L’ombre et la lumière – Julie Gareau

Christensen, Andrée, L’Isle aux abeilles noires, Ottawa, Les Éditions David, Ottawa, 2018, 342 p.

Crédit photo : Les Éditions David.

Andrée Christensen nous transporte encore une fois dans un univers fascinant où la poésie et l’imagination nous font vivre des émotions fortes. Son roman, L’Isle aux abeilles noires, a remporté le Prix du livre d’Ottawa 2019 et se démarque par sa complexité et son audace. S’il est vrai que l’auteure explore les mystères de l’âme humaine, elle en respecte toutefois les secrets en nous laissant à nos propres interrogations.

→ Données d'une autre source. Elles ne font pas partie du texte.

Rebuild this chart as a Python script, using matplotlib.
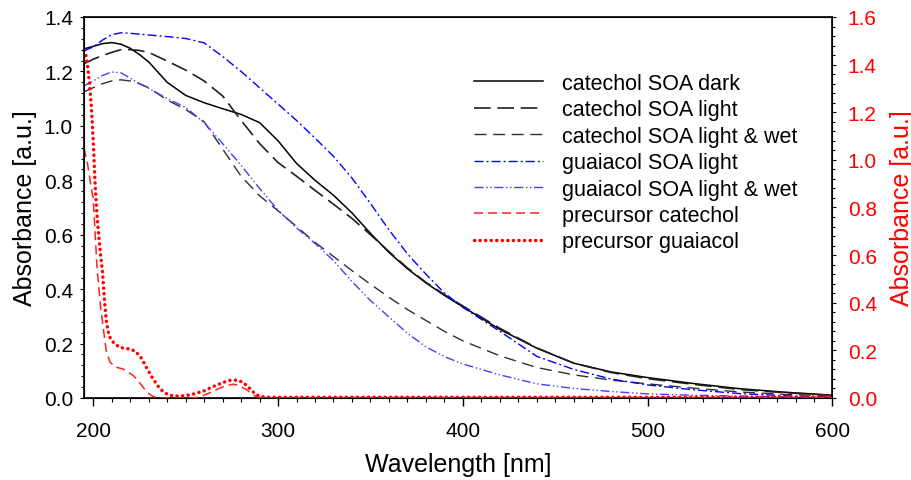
import matplotlib
matplotlib.use('Agg')
import matplotlib.pyplot as plt
from matplotlib.ticker import MultipleLocator

plt.rcParams['font.family'] = ['Liberation Sans', 'DejaVu Sans']
plt.rcParams['lines.scale_dashes'] = False

# wavelength grid for the SOA spectra (nm)
wl = [195, 200, 205, 210, 215, 220, 225, 230, 240, 250, 260, 270, 280, 290,
      300, 310, 320, 330, 340, 350, 360, 370, 380, 390, 400, 420, 440, 460,
      480, 500, 525, 550, 575, 600]

# SOA absorbance, left axis
cat_dark = [1.283, 1.292, 1.302, 1.306, 1.300, 1.285, 1.262, 1.235, 1.160, 1.112,
            1.085, 1.063, 1.042, 1.012, 0.945, 0.862, 0.800, 0.745, 0.680, 0.605,
            0.535, 0.475, 0.423, 0.377, 0.335, 0.252, 0.183, 0.128, 0.096, 0.075,
            0.053, 0.034, 0.021, 0.010]
cat_light = [1.228, 1.245, 1.258, 1.270, 1.280, 1.280, 1.277, 1.270, 1.238, 1.205,
             1.165, 1.110, 1.020, 0.935, 0.865, 0.815, 0.763, 0.712, 0.660, 0.600,
             0.538, 0.478, 0.425, 0.380, 0.338, 0.256, 0.184, 0.128, 0.094, 0.071,
             0.050, 0.031, 0.019, 0.010]
cat_light_wet = [1.125, 1.140, 1.155, 1.165, 1.169, 1.165, 1.155, 1.140, 1.095, 1.060,
                 1.015, 0.915, 0.815, 0.743, 0.688, 0.630, 0.572, 0.520, 0.468, 0.418,
                 0.370, 0.325, 0.285, 0.245, 0.210, 0.155, 0.112, 0.085, 0.066, 0.052,
                 0.036, 0.022, 0.013, 0.008]
gua_light = [1.276, 1.290, 1.315, 1.335, 1.342, 1.340, 1.337, 1.334, 1.328, 1.321,
             1.305, 1.255, 1.200, 1.140, 1.080, 1.020, 0.955, 0.888, 0.808, 0.715,
             0.618, 0.530, 0.455, 0.386, 0.333, 0.245, 0.153, 0.105, 0.070, 0.048,
             0.030, 0.016, 0.008, 0.004]
gua_light_wet = [1.147, 1.165, 1.185, 1.198, 1.195, 1.175, 1.155, 1.138, 1.100, 1.068,
                 1.012, 0.935, 0.855, 0.770, 0.690, 0.625, 0.568, 0.505, 0.428, 0.358,
                 0.298, 0.238, 0.188, 0.152, 0.125, 0.085, 0.052, 0.035, 0.024, 0.015,
                 0.010, 0.007, 0.004, 0.002]

# precursor spectra, right axis
wl_pc = [195, 197, 199, 200, 202, 204, 205.5, 207, 209, 212, 216, 219, 222, 226,
         229, 232, 235, 240, 250, 256, 260, 264, 268, 272, 276, 279, 283, 286,
         289, 295, 300, 350, 400, 450, 500, 550, 600]
prec_cat = [1.05, 0.98, 0.88, 0.836, 0.554, 0.38, 0.29, 0.20, 0.151, 0.130, 0.122,
            0.108, 0.092, 0.055, 0.025, 0.008, 0.0, 0.0, 0.0, 0.002, 0.012, 0.025,
            0.040, 0.052, 0.058, 0.052, 0.035, 0.015, 0.003, 0.0, 0.001, 0.002,
            0.002, 0.002, 0.002, 0.002, 0.002]

wl_pg = [195, 196, 197, 198, 199, 200, 201, 202, 203, 204, 205, 206, 207, 208, 209,
         211, 214, 217, 220, 223, 226, 229, 232, 235, 238, 241, 245, 250, 255, 260,
         264, 268, 272, 275, 278, 281, 284, 287, 290, 295, 300, 400, 500, 600]
prec_gua = [1.46, 1.44, 1.39, 1.32, 1.22, 1.08, 0.90, 0.77, 0.68, 0.60, 0.53, 0.42,
            0.33, 0.28, 0.255, 0.232, 0.214, 0.208, 0.206, 0.195, 0.168, 0.125, 0.085,
            0.050, 0.025, 0.012, 0.008, 0.010, 0.018, 0.030, 0.045, 0.058, 0.070,
            0.076, 0.074, 0.066, 0.045, 0.022, 0.006, 0.003, 0.003, 0.003, 0.003, 0.003]

fig = plt.figure(figsize=(9.12, 4.81), dpi=100)
ax = fig.add_axes([0.0921, 0.1705, 0.8207, 0.7921])
ax2 = ax.twinx()

l1, = ax.plot(wl, cat_dark, color='black', lw=1.1, label='catechol SOA dark')
l2, = ax.plot(wl, cat_light, color='#202020', lw=1.2, dashes=(12, 4.8),
              label='catechol SOA light')
l3, = ax.plot(wl, cat_light_wet, color='#303030', lw=1.0, dashes=(8.6, 4.8),
              label='catechol SOA light & wet')
l4, = ax.plot(wl, gua_light, color='#0000ff', lw=1.0, dashes=(6.5, 2.2, 1.4, 2.2),
              label='guaiacol SOA light')
l5, = ax.plot(wl, gua_light_wet, color='#4040ff', lw=1.0,
              dashes=(6.5, 2, 1, 1.8, 1, 2), label='guaiacol SOA light & wet')
l6, = ax2.plot(wl_pc, prec_cat, color='#ff2020', lw=1.1, dashes=(6.5, 3.6),
               label='precursor catechol')
l7, = ax2.plot(wl_pg, prec_gua, color='red', lw=2.5, dashes=(0.1, 3.9),
               dash_capstyle='round', label='precursor guaiacol')

ax.set_xlim(195, 600)
ax.set_ylim(0, 1.4)
ax2.set_ylim(0, 1.6)

ax.xaxis.set_major_locator(MultipleLocator(100))
ax.xaxis.set_minor_locator(MultipleLocator(10))
ax.yaxis.set_major_locator(MultipleLocator(0.2))
ax.yaxis.set_minor_locator(MultipleLocator(0.04))
ax2.yaxis.set_major_locator(MultipleLocator(0.2))
ax2.yaxis.set_minor_locator(MultipleLocator(0.04))

ax.tick_params(axis='x', which='major', direction='out', length=5.5, width=1,
               labelsize=15, pad=11)
ax.tick_params(axis='x', which='minor', direction='out', length=3, width=0.8)
ax.tick_params(axis='y', which='major', direction='out', length=3, width=0.8,
               labelsize=15, pad=5)
ax.tick_params(axis='y', which='minor', direction='out', length=2, width=0.8)
ax2.tick_params(axis='y', which='major', direction='out', length=3, width=0.8,
                labelsize=15, pad=8, labelcolor='red')
ax2.tick_params(axis='y', which='minor', direction='out', length=2, width=0.8)

ax.set_xlabel('Wavelength [nm]', fontsize=18, labelpad=8.5)
ax.set_ylabel('Absorbance [a.u.]', fontsize=18, labelpad=4.5)
ax2.set_ylabel('Absorbance [a.u.]', fontsize=18, color='red', labelpad=9)

for sp in ax.spines.values():
    sp.set_linewidth(1.2)

ax.legend(handles=[l1, l2, l3, l4, l5, l6, l7], loc='upper left',
          bbox_to_anchor=(0.521, 0.853), frameon=False, fontsize=15.5,
          handlelength=3.2, handletextpad=0.88, labelspacing=0.25,
          borderpad=0, borderaxespad=0)

fig.savefig('out.png', dpi=100)
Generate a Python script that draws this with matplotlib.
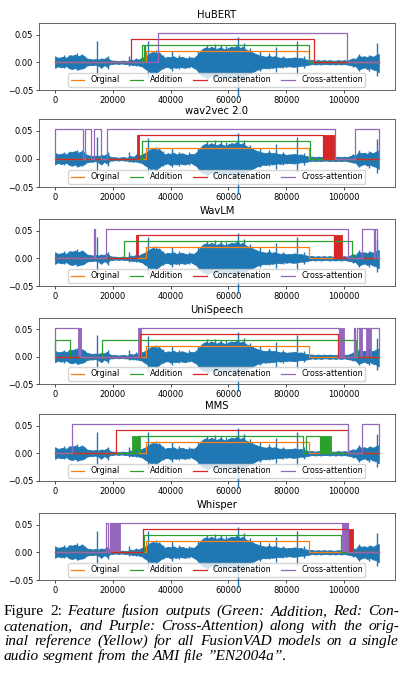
import numpy as np
import matplotlib
matplotlib.use("Agg")
import matplotlib.pyplot as plt

## waveform envelope, one value every 1000 samples
wave_step = 1000
wave_up = [0.011, 0.008, 0.009, 0.010, 0.008, 0.013,
           0.012, 0.014, 0.011, 0.013, 0.012,
           0.007, 0.006, 0.005, 0.006,
           0.005, 0.007, 0.006, 0.009,
           0.004, 0.003, 0.003, 0.002, 0.003, 0.003, 0.002,
           0.005, 0.004, 0.006, 0.005, 0.008,
           0.010, 0.013, 0.017, 0.019, 0.016, 0.018, 0.012,
           0.008, 0.010, 0.009, 0.011, 0.008, 0.009, 0.010, 0.008, 0.007, 0.009, 0.008, 0.012,
           0.018, 0.024, 0.027, 0.025, 0.028, 0.026, 0.024, 0.027, 0.025, 0.023,
           0.026, 0.028, 0.027, 0.030, 0.026, 0.028, 0.023, 0.021, 0.019, 0.016,
           0.014, 0.012, 0.011, 0.010, 0.012, 0.010, 0.011, 0.009, 0.008, 0.009,
           0.007, 0.008, 0.008, 0.009, 0.007, 0.008, 0.006, 0.005,
           0.004, 0.004, 0.003, 0.004, 0.003, 0.004, 0.003, 0.004, 0.003, 0.003, 0.004, 0.003, 0.004, 0.003,
           0.005, 0.007, 0.006, 0.012, 0.010, 0.011, 0.009, 0.012, 0.010, 0.013, 0.015]
wave_lo = [-0.010, -0.007, -0.009, -0.008, -0.007, -0.011,
           -0.012, -0.010, -0.013, -0.011, -0.010,
           -0.006, -0.005, -0.005, -0.004,
           -0.006, -0.010, -0.005, -0.008,
           -0.003, -0.003, -0.002, -0.003, -0.002, -0.003, -0.003,
           -0.004, -0.005, -0.004, -0.006, -0.007,
           -0.011, -0.014, -0.018, -0.017, -0.019, -0.015, -0.011,
           -0.009, -0.008, -0.011, -0.009, -0.010, -0.008, -0.009, -0.010, -0.008, -0.007, -0.010, -0.013,
           -0.020, -0.025, -0.026, -0.028, -0.024, -0.027, -0.025, -0.023, -0.026, -0.027,
           -0.025, -0.029, -0.028, -0.030, -0.027, -0.025, -0.024, -0.020, -0.018, -0.016,
           -0.013, -0.012, -0.010, -0.011, -0.009, -0.010, -0.009, -0.008, -0.009, -0.007,
           -0.008, -0.007, -0.008, -0.008, -0.007, -0.006, -0.006, -0.005,
           -0.004, -0.003, -0.004, -0.003, -0.004, -0.003, -0.003, -0.004, -0.003, -0.004, -0.003, -0.004, -0.003, -0.004,
           -0.005, -0.006, -0.007, -0.013, -0.011, -0.009, -0.012, -0.010, -0.013, -0.014, -0.018]

## single spikes in the waveform
spike_x = [3000, 7500, 9500, 14600, 18500, 25700, 28000, 32000, 35000, 37500,
           40500, 43000, 46500, 49500, 52500, 55500, 57500, 59000, 63300, 65500,
           67500, 71000, 74000, 76400, 79000, 83700, 86000, 103000, 105000,
           108500, 111300]
spike_top = [0.013, 0.016, 0.015, 0.039, 0.012, 0.012, 0.008, 0.038, 0.022, 0.014,
             0.020, 0.013, 0.012, 0.020, 0.032, 0.033, 0.031, 0.030, 0.046, 0.034,
             0.025, 0.020, 0.016, 0.027, 0.012, 0.039, 0.011, 0.008, 0.015,
             0.014, 0.035]
spike_bot = [-0.011, -0.014, -0.012, -0.025, -0.012, -0.006, -0.006, -0.028, -0.022, -0.012,
             -0.015, -0.012, -0.010, -0.015, -0.030, -0.031, -0.030, -0.028, -0.062, -0.033,
             -0.022, -0.015, -0.012, -0.018, -0.011, -0.024, -0.010, -0.008, -0.015,
             -0.016, -0.025]

n_samples = 112000

## label levels
level_orig = 0.020
level_add = 0.031
level_cat = 0.042
level_xatt = 0.053

## reference speech segments (same in every panel)
orig_seg = [(31600, 88000)]

models = ["HuBERT", "wav2vec 2.0", "WavLM", "UniSpeech", "MMS", "Whisper"]

## speech segments per model: (start, end); blocks are rapid on/off regions
add_seg = [
    [(30200, 30700), (31200, 87900)],
    [(30200, 88300)],
    [(23850, 102600)],
    [(0, 5300), (16350, 104000)],
    [(28700, 85900), (86800, 91700)],
    [(30700, 99000)],
]
add_blk = [[], [], [], [], [(26600, 29300), (91700, 95400)], []]

cat_seg = [
    [(26400, 89700)],
    [(28600, 92800)],
    [(28400, 96600)],
    [(29300, 98000)],
    [(21200, 101200)],
    [(30400, 101500)],
]
cat_blk = [[], [(28500, 29200), (92800, 96900)], [(28100, 28700), (96600, 99100)],
           [], [], [(101500, 103200)]]

xatt_seg = [
    [(35600, 100900)],
    [(0, 9650), (10340, 12530), (13340, 15770), (17960, 97000), (103800, 112000)],
    [(13500, 13900), (17500, 101500), (106100, 110300), (110800, 111500)],
    [(0, 8500), (29000, 98300), (103400, 103900), (104300, 112000)],
    [(5950, 101200), (106100, 112000)],
    [(17500, 18300), (18900, 101500)],
]
xatt_blk = [[], [], [],
            [(7900, 9000), (28800, 29800), (98300, 100000), (105200, 106300), (107500, 109200)],
            [], [(18900, 22600), (99200, 101500)]]

legend_labels = ["Orginal", "Addition", "Concatenation", "Cross-attention"]

caption = [
    [("Figure 2:", "normal"), ("Feature fusion outputs (Green: Addition, Red: Con-", "italic")],
    [("catenation, and Purple: Cross-Attention) along with the orig-", "italic")],
    [("inal reference (Yellow) for all FusionVAD models on a single", "italic")],
    [("audio segment from the AMI file \u201dEN2004a\u201d.", "italic")],
]


def step_xy(segs, level):
    xs, ys = [0], [0]
    for a, b in segs:
        xs += [a, a, b, b]
        ys += [0, level, level, 0]
    xs.append(n_samples)
    ys.append(0)
    return xs, ys


W, H = 405, 680
fig = plt.figure(figsize=(W / 100, H / 100), dpi=100)

ax_top = [23, 119, 219, 318, 414, 513]
ax_bot = [90, 187, 286, 384, 481, 580]
left_px, right_px = 38.8, 395

wave_x = np.arange(len(wave_up)) * wave_step

for i, name in enumerate(models):
    ax = fig.add_axes([left_px / W, 1 - ax_bot[i] / H,
                       (right_px - left_px) / W, (ax_bot[i] - ax_top[i]) / H])
    ax.fill_between(wave_x, wave_lo, wave_up, color="C0", lw=0.6)
    ax.vlines(spike_x, spike_bot, spike_top, color="C0", lw=1.0, clip_on=False)

    series = [(orig_seg, [], level_orig, "C1"),
              (add_seg[i], add_blk[i], level_add, "C2"),
              (cat_seg[i], cat_blk[i], level_cat, "C3"),
              (xatt_seg[i], xatt_blk[i], level_xatt, "C4")]
    for (segs, blks, lev, col), lab in zip(series, legend_labels):
        xs, ys = step_xy(segs, lev)
        ax.plot(xs, ys, color=col, lw=0.9, label=lab)
        for a, b in blks:
            ax.fill_between([a, b], 0, lev, color=col, lw=0.6)

    ax.set_xlim(-5600, 117600)
    ax.set_ylim(-0.05, 0.071)
    ax.set_yticks([-0.05, 0.0, 0.05])
    ax.set_xticks([0, 20000, 40000, 60000, 80000, 100000])
    ax.tick_params(labelsize=6, length=2.1, width=0.5, pad=2)
    for s in ax.spines.values():
        s.set_linewidth(0.6)
        s.set_color("0.3")
    ax.set_title(name, fontsize=7.2, pad=3.5)
    ax.legend(loc="lower center", ncol=4, fontsize=5.8, handlelength=1.7,
              handletextpad=0.8, columnspacing=1.2, borderpad=0.3,
              borderaxespad=0.4, frameon=True)

## caption, justified line by line
fs = 11.1
x0_px, x1_px = 4, 399
base_px = [615, 630, 645, 660]
renderer = fig.canvas.get_renderer()
for li, line in enumerate(caption):
    words = []
    for txt, style in line:
        for w in txt.split():
            words.append((w, style))
    texts = []
    widths = []
    for w, style in words:
        t = fig.text(0, 1 - base_px[li] / H, w, family="Liberation Serif",
                     style=style, fontsize=fs, va="baseline", ha="left")
        texts.append(t)
        widths.append(t.get_window_extent(renderer).width)
    if li < len(caption) - 1:
        gap = (x1_px - x0_px - sum(widths)) / (len(words) - 1)
    else:
        gap = fs * 1.389 * 0.25
    x = x0_px
    for t, wd in zip(texts, widths):
        t.set_x(x / W)
        x += wd + gap

fig.savefig("out.png", dpi=100)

Le récit prend forme pendant la Seconde Guerre mondiale alors que trois familles d’origines variées s’installent sur une île imaginaire à la nature quelque peu sauvage, l’Isle aux abeilles noires. Isolés et à la recherche d’un nouveau départ, les habitants tisseront rapidement des liens entre eux et cela sera aussi le cas de leurs enfants. Ce qui les lie à jamais est simple : la création. Entre un apiculteur, un souffleur de verre, une ondiste, une parfumeuse, une danseuse et d’autres personnages tout aussi originaux, leur créativité donne lieu à une façon d’être, à une vision du monde unique. Chacun a son histoire et ne pourra échapper à son passé ni à son destin.

Un «roman-ruche»

L’allégorie de la ruche est particulièrement forte dans le roman, comme l’indiquent explicitement le titre, la couverture et les divisions entre les parties (au total de trois sans compter le prologue et l’épilogue). Chaque chapitre est une alvéole travaillée avec soin dont le style poétique et imagé fait souvent référence aux cinq sens. La nature y garde une place primordiale pour souligner la beauté naturelle qui s’inscrit également dans la création artistique. Notre lecture est ainsi parsemée de références culturelles et littéraires, de la poésie à l’alchimie sans oublier les mythes. Les mots, mielleux, nous séduisent dans ce «roman-ruche» et leur douceur nous incite à poursuivre la lecture malgré l’atmosphère tragique, si pas catastrophique, qui se fait souvent ressentir.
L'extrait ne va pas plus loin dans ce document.